2. For LPs wanting to allocate capital into impact, look no further than the incentive structure of the GPs that you are funding
The sector has advanced from the non-productive discussions of defining what impact is. Impact is not binary, but rather a myriad of different strategies that cater to the interests of a specific group of investors, just like any other investment strategy. What becomes crucial is to keep GPs aligned with the impact mandate that they have committed to. The European Investment Fund pioneered the adoption of impact-linked carry for its fund managers. We, at maze, adopt this mechanism and we have written about it at length here. To date, this is most adopted mechanism to keep GPs aligned and focused on implementing their impact thesis, as their remuneration is tied to the impact performance agreed with their LP Advisory Committee. An impact-linked carry structure differentiates funds that see impact as optionality from those where impact is the strategy that they live up to.
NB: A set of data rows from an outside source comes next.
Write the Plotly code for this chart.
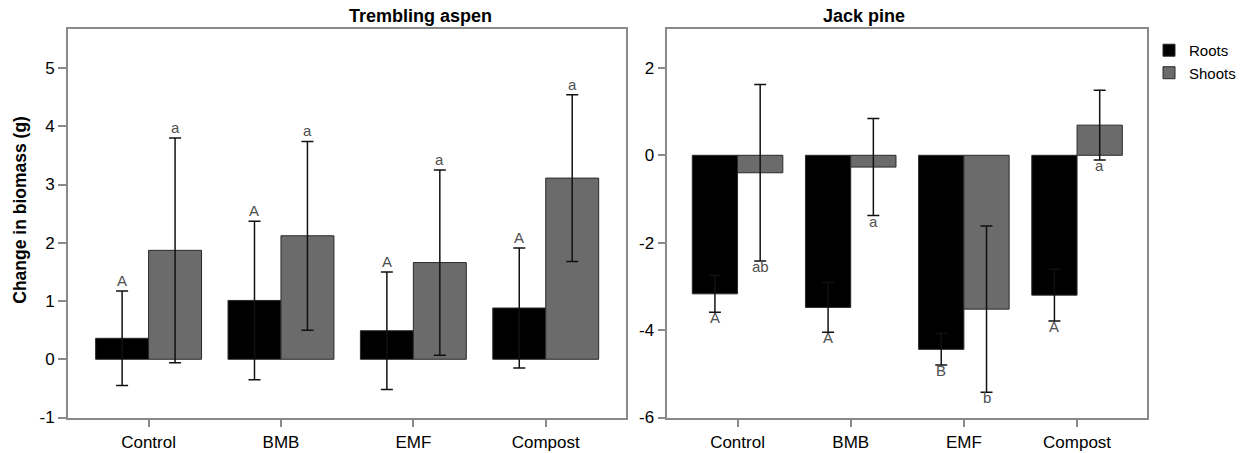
import plotly.graph_objects as go

# ---- data ----
categories = ["Control", "BMB", "EMF", "Compost"]

aspen_roots = [0.36, 1.01, 0.49, 0.88]
aspen_roots_err = [0.81, 1.36, 1.01, 1.03]
aspen_shoots = [1.87, 2.12, 1.66, 3.11]
aspen_shoots_err = [1.93, 1.62, 1.59, 1.43]

pine_roots = [-3.17, -3.48, -4.44, -3.20]
pine_roots_err = [0.42, 0.57, 0.36, 0.59]
pine_shoots = [-0.40, -0.27, -3.52, 0.69]
pine_shoots_err = [2.02, 1.11, 1.90, 0.80]

aspen_roots_letters = ["A", "A", "A", "A"]
aspen_shoots_letters = ["a", "a", "a", "a"]
pine_roots_letters = ["A", "A", "B", "A"]
pine_shoots_letters = ["ab", "a", "b", "a"]

aspen_yticks = [-1, 0, 1, 2, 3, 4, 5]
aspen_ytick_labels = ["-1", "0", "1", "2", "3", "4", "5"]
pine_yticks = [-6, -4, -2, 0, 2]
pine_ytick_labels = ["-6", "-4", "-2", "0", "2"]

# ---- style ----
W, H = 1241, 453
H_EFF = 443.5  # effective rendered height of the paper area
FONT = "Liberation Sans, Arial, sans-serif"
ROOT_COL = "#000000"
SHOOT_COL = "#6b6b6b"
FRAME_COL = "#8a8a8a"
ERR_COL = "#111111"
LETTER_COL = "#505050"
BAR_W = 0.4  # each bar occupies 0.4 of a category (bargap 0.2)


def px_x(p):
    return p / W


def px_y(p):
    return 1 - p / H_EFF


fig = go.Figure()

def add_pair(roots, rerr, shoots, serr, xa, ya, show):
    fig.add_trace(go.Bar(
        x=categories, y=roots, name="Roots", marker_color=ROOT_COL,
        marker_line=dict(color="#2a2a2a", width=1),
        error_y=dict(type="data", array=rerr, visible=True, color=ERR_COL,
                     thickness=1.5, width=6),
        xaxis=xa, yaxis=ya, showlegend=show, legendgroup="r", offsetgroup="r"))
    fig.add_trace(go.Bar(
        x=categories, y=shoots, name="Shoots", marker_color=SHOOT_COL,
        marker_line=dict(color="#2a2a2a", width=1),
        error_y=dict(type="data", array=serr, visible=True, color=ERR_COL,
                     thickness=1.5, width=6),
        xaxis=xa, yaxis=ya, showlegend=show, legendgroup="s", offsetgroup="s"))

add_pair(aspen_roots, aspen_roots_err, aspen_shoots, aspen_shoots_err, "x", "y", True)
add_pair(pine_roots, pine_roots_err, pine_shoots, pine_shoots_err, "x2", "y2", False)

annotations = []

def letters(vals, errs, labs, offset, xref, yref, above):
    for i, (v, e, t) in enumerate(zip(vals, errs, labs)):
        if above:
            annotations.append(dict(x=i + offset, y=v + e, xref=xref, yref=yref,
                                    text=t, showarrow=False, yanchor="bottom",
                                    yshift=0, font=dict(size=15, color=LETTER_COL, family=FONT)))
        else:
            annotations.append(dict(x=i + offset, y=v - e, xref=xref, yref=yref,
                                    text=t, showarrow=False, yanchor="top",
                                    yshift=5, font=dict(size=15, color=LETTER_COL, family=FONT)))

letters(aspen_roots, aspen_roots_err, aspen_roots_letters, -BAR_W / 2, "x", "y", True)
letters(aspen_shoots, aspen_shoots_err, aspen_shoots_letters, BAR_W / 2, "x", "y", True)
letters(pine_roots, pine_roots_err, pine_roots_letters, -BAR_W / 2, "x2", "y2", False)
letters(pine_shoots, pine_shoots_err, pine_shoots_letters, BAR_W / 2, "x2", "y2", False)

# panel titles
x1d = [px_x(68), px_x(628)]
x2d = [px_x(669), px_x(1150)]
ydom = [px_y(418), px_y(29)]
annotations.append(dict(x=(x1d[0] + x1d[1]) / 2, y=px_y(16), xref="paper", yref="paper",
                        yanchor="middle", text="<b>Trembling aspen</b>", showarrow=False,
                        font=dict(size=18, color="black", family=FONT)))
annotations.append(dict(x=(x2d[0] + x2d[1]) / 2, y=px_y(16), xref="paper", yref="paper",
                        yanchor="middle", text="<b>Jack pine</b>", showarrow=False,
                        font=dict(size=18, color="black", family=FONT)))
annotations.append(dict(x=px_x(20), y=px_y(210), xref="paper", yref="paper",
                        xanchor="center", yanchor="middle",
                        text="<b>Change in biomass (g)</b>", showarrow=False, textangle=-90,
                        font=dict(size=17.5, color="black", family=FONT)))

axis_common = dict(showline=True, linecolor=FRAME_COL, linewidth=1.5, mirror=True,
                   ticks="outside", ticklen=8, tickcolor=FRAME_COL, tickwidth=1.5,
                   showgrid=False, zeroline=False,
                   tickfont=dict(size=17, color="black", family=FONT))

fig.update_layout(
    width=W, height=H, autosize=False,
    margin=dict(l=0, r=0, t=0, b=0),
    paper_bgcolor="white", plot_bgcolor="white",
    barmode="group", bargap=0.2, bargroupgap=0,
    font=dict(family=FONT, color="black"),
    xaxis=dict(domain=x1d, anchor="y", type="category", range=[-0.61, 3.61], **axis_common),
    yaxis=dict(domain=ydom, anchor="x", range=[-1, 5.67], tickvals=aspen_yticks,
               ticktext=aspen_ytick_labels, **axis_common),
    xaxis2=dict(domain=x2d, anchor="y2", type="category", range=[-0.62, 3.62], **axis_common),
    yaxis2=dict(domain=ydom, anchor="x2", range=[-6, 2.89], tickvals=pine_yticks,
                ticktext=pine_ytick_labels, **axis_common),
    legend=dict(x=px_x(1152), y=px_y(34), xanchor="left", yanchor="top",
                font=dict(size=15, color="black", family=FONT),
                bgcolor="rgba(0,0,0,0)", itemwidth=30, tracegroupgap=0,
                itemclick=False),
    annotations=annotations,
)

fig.write_html("out.html", config={"displayModeBar": False},
               post_script="document.body.style.margin='0';")
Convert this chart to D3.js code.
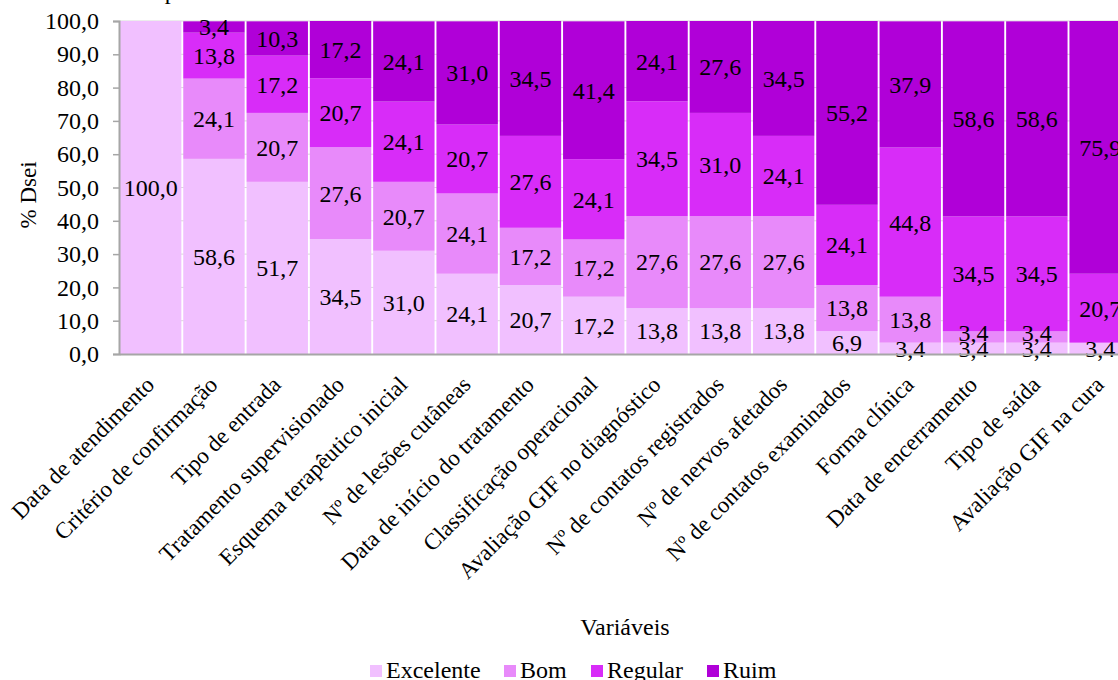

3. Founders’ intentionality is a key (yet hard to assess) driver of impact performance for ventures
There are various examples of impact venture capital funds that are including, as part of their value proposition to founders (and LPs), a structured approach to supporting founders on their venture journey. This entails executive coaching, in-depth mentoring sessions, and a focus on impact stewardship through leadership support. This realisation made me think that our early experiences with founder coaching at maze can be strengthened as part of the platform support that we provide to founders (a summary here). A question that remains unanswered in my mind is how to define the outcome metric of success for this support – should it be linked to financial performance? Or rather to impact performance? Or perhaps it should rely on self-reported data from the founder based on how it contributed to their overall journey? As a data-driven firm, defining attribution is something we embrace with the beauty of ambiguity.
4. AI-based products hold some of the most promising solutions to tackle structural social and environmental challenges that our society faces
The VC world has embraced AI as the main target for its investments over the recent years (as shown in slide 148 of the State of AI Report brilliantly produced annually by Nathan Benaich at Air Street Capital, available here). Venture capital funds have also embraced AI as the lever through which it can scale and automate inefficiencies in their internal operations. At Impact Flock, we had a productive discussion about the promise that it holds for impact-directional opportunities. AI won two 2024 Nobel Prizes, of Chemistry and Physics, with real-life applications that can affect healthcare and climate outcomes. There is a growing number of AI-based solutions on materials science, energy, healthcare, food and agriculture, all of which with huge positive impact potential.
Drivers of impact
Pulling these insights together, impact fund managers play a crucial role. When incentivised to fulfil their impact mandates at earlier stages, and in accordance with their remuneration, they can be a driving force for founders and AI-based solutions with huge impact upside.
On my end, I find peace of mind knowing the amazing group of people that are leading impact funds and their respective capital allocation across Europe, with ambitious impact mandates and a clear understanding that in order to reach good answers, we must first ask even better questions.